• _Given problem_:
Reproduce only the stretch of entries below that begins at the first line and ends at the line holding "s.set_visible(False)".

• _Materials provided_:
START

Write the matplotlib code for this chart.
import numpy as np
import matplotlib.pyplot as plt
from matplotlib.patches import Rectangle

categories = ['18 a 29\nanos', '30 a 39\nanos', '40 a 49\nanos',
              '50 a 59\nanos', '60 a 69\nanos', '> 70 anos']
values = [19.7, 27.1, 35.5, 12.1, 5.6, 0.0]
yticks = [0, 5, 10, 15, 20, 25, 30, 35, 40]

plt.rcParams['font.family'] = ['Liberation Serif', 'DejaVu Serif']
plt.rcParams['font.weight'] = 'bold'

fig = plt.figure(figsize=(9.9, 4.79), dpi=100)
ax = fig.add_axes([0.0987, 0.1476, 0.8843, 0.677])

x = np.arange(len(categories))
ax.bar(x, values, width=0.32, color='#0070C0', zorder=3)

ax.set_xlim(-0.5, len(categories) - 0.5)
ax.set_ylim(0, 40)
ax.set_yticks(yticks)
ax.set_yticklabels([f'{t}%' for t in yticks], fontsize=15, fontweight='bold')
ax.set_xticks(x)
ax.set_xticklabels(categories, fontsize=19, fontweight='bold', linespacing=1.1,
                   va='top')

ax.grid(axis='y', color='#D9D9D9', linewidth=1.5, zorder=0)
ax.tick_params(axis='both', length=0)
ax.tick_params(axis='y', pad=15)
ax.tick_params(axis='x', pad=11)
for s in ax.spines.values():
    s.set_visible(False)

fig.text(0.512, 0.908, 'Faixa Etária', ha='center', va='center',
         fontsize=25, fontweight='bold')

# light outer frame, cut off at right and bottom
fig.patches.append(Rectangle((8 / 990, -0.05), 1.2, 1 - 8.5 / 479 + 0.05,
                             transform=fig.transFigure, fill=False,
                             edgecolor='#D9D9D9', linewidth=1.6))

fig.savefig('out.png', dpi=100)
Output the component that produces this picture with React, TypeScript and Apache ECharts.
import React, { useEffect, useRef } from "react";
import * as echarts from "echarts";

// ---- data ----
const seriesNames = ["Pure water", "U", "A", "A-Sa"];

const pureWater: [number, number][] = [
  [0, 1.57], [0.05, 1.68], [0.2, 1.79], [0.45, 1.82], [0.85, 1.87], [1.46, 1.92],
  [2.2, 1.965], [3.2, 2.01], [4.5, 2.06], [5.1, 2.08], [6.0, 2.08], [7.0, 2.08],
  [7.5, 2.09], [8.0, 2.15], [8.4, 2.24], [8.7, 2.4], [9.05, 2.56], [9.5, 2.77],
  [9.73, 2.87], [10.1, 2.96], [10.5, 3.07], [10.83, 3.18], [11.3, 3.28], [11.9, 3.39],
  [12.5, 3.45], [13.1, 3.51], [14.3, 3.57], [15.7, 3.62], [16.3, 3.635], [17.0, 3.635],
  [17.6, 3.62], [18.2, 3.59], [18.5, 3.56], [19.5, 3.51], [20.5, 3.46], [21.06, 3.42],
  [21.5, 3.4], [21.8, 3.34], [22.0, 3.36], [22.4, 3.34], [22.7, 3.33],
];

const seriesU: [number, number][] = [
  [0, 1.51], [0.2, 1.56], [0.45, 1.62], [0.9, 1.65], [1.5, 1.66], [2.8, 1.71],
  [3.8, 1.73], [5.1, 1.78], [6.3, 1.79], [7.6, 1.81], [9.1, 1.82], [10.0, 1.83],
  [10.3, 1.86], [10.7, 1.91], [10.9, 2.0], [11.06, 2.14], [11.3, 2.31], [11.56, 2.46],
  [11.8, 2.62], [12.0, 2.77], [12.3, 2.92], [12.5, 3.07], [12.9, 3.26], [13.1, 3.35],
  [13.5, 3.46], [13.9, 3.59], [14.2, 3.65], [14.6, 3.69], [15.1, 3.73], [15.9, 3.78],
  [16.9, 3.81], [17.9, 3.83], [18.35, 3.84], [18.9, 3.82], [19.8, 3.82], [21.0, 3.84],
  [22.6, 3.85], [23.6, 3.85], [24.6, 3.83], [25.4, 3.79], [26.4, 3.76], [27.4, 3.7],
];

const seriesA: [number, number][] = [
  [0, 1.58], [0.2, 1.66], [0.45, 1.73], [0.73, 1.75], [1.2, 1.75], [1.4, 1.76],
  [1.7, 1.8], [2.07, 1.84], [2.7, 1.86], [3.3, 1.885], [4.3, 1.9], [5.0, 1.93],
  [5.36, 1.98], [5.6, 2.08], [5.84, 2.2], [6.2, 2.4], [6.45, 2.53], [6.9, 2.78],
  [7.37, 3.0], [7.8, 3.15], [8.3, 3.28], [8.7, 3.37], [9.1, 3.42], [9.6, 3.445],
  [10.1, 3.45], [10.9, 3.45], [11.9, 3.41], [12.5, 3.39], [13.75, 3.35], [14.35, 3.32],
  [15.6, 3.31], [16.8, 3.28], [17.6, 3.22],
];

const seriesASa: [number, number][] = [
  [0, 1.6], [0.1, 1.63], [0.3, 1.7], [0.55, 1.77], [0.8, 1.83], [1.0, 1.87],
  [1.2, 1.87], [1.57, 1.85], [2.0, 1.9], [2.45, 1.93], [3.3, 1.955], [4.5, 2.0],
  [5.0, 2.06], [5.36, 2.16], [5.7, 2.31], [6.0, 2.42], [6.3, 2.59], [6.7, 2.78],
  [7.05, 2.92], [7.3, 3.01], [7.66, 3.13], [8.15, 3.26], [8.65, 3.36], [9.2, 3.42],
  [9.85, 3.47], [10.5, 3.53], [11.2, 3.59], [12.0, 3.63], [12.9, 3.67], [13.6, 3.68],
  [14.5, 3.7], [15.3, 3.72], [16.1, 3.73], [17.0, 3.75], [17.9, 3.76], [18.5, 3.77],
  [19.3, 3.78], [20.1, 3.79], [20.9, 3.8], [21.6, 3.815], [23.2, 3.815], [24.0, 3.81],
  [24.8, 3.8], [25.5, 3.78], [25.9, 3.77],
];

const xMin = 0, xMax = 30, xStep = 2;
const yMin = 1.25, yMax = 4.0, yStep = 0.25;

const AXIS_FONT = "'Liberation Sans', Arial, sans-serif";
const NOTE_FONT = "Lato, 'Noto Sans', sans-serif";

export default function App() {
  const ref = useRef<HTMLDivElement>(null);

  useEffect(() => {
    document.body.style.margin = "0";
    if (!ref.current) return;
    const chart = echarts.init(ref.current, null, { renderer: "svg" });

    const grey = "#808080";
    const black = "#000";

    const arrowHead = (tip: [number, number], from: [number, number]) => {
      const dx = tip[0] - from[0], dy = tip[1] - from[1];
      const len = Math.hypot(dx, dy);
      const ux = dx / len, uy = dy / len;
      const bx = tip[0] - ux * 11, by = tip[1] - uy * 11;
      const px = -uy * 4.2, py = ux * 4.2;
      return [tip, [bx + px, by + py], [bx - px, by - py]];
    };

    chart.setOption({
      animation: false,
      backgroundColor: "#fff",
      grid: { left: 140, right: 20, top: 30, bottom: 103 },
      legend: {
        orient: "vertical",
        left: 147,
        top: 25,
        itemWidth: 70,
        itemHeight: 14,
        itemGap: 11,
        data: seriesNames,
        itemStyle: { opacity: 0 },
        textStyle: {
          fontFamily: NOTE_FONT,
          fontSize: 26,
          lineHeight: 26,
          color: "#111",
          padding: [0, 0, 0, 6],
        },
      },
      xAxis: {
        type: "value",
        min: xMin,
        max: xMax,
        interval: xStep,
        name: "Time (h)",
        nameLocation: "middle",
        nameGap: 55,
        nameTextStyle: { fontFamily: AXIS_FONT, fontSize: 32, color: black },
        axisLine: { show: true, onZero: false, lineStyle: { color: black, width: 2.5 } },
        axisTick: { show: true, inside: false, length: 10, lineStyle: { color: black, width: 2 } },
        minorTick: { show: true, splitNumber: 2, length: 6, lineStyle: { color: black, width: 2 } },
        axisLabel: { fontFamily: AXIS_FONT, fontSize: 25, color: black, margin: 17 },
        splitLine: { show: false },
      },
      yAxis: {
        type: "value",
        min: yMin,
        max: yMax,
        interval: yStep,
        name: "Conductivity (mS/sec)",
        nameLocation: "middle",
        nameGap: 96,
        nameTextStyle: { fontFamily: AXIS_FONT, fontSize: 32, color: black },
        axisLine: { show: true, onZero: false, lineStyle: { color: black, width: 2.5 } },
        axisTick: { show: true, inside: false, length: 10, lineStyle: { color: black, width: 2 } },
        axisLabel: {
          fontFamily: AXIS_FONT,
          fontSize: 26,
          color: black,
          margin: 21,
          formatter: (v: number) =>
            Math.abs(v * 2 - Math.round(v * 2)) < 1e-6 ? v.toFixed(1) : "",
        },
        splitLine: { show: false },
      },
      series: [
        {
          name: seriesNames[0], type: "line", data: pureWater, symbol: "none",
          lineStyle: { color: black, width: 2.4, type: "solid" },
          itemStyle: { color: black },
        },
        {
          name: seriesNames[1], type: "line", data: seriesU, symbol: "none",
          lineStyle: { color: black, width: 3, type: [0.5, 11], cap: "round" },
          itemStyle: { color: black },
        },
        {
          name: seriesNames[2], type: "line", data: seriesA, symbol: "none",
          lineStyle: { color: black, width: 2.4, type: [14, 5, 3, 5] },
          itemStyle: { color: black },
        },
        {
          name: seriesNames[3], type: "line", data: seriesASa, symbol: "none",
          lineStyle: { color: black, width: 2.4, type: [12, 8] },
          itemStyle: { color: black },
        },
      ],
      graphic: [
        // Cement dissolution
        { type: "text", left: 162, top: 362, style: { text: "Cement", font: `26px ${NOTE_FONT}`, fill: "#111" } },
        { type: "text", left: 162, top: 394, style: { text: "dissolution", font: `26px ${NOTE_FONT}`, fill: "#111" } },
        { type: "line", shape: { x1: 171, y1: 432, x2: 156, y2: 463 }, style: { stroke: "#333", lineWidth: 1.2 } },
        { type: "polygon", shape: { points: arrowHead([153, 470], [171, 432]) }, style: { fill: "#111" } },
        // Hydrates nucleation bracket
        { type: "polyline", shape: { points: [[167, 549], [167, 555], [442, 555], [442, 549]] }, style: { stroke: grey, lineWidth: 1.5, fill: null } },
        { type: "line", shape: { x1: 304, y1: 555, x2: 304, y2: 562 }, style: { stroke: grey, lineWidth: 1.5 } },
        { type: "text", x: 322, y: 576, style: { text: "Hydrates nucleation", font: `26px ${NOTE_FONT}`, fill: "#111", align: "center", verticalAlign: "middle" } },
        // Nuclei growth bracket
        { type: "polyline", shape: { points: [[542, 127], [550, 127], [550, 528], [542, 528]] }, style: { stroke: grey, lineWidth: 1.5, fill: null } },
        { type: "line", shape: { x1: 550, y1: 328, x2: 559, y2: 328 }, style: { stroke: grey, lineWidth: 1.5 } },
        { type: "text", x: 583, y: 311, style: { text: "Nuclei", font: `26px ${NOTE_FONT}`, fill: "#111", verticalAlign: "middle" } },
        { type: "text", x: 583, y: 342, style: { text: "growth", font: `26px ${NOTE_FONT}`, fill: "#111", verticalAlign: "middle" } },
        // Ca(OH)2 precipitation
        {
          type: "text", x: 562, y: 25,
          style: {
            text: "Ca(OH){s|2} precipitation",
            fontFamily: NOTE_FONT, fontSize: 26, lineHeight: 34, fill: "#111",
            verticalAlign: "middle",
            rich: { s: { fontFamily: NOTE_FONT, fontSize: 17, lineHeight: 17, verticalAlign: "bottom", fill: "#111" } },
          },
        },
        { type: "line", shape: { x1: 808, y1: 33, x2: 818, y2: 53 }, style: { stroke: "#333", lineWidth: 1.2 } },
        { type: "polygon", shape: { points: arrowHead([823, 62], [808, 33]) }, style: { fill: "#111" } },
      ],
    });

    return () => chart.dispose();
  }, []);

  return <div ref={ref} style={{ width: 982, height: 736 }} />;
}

END

• _Solution_:
Write the matplotlib code for this chart.
import numpy as np
import matplotlib.pyplot as plt
from matplotlib.patches import Rectangle

categories = ['18 a 29\nanos', '30 a 39\nanos', '40 a 49\nanos',
              '50 a 59\nanos', '60 a 69\nanos', '> 70 anos']
values = [19.7, 27.1, 35.5, 12.1, 5.6, 0.0]
yticks = [0, 5, 10, 15, 20, 25, 30, 35, 40]

plt.rcParams['font.family'] = ['Liberation Serif', 'DejaVu Serif']
plt.rcParams['font.weight'] = 'bold'

fig = plt.figure(figsize=(9.9, 4.79), dpi=100)
ax = fig.add_axes([0.0987, 0.1476, 0.8843, 0.677])

x = np.arange(len(categories))
ax.bar(x, values, width=0.32, color='#0070C0', zorder=3)

ax.set_xlim(-0.5, len(categories) - 0.5)
ax.set_ylim(0, 40)
ax.set_yticks(yticks)
ax.set_yticklabels([f'{t}%' for t in yticks], fontsize=15, fontweight='bold')
ax.set_xticks(x)
ax.set_xticklabels(categories, fontsize=19, fontweight='bold', linespacing=1.1,
                   va='top')

ax.grid(axis='y', color='#D9D9D9', linewidth=1.5, zorder=0)
ax.tick_params(axis='both', length=0)
ax.tick_params(axis='y', pad=15)
ax.tick_params(axis='x', pad=11)
for s in ax.spines.values():
    s.set_visible(False)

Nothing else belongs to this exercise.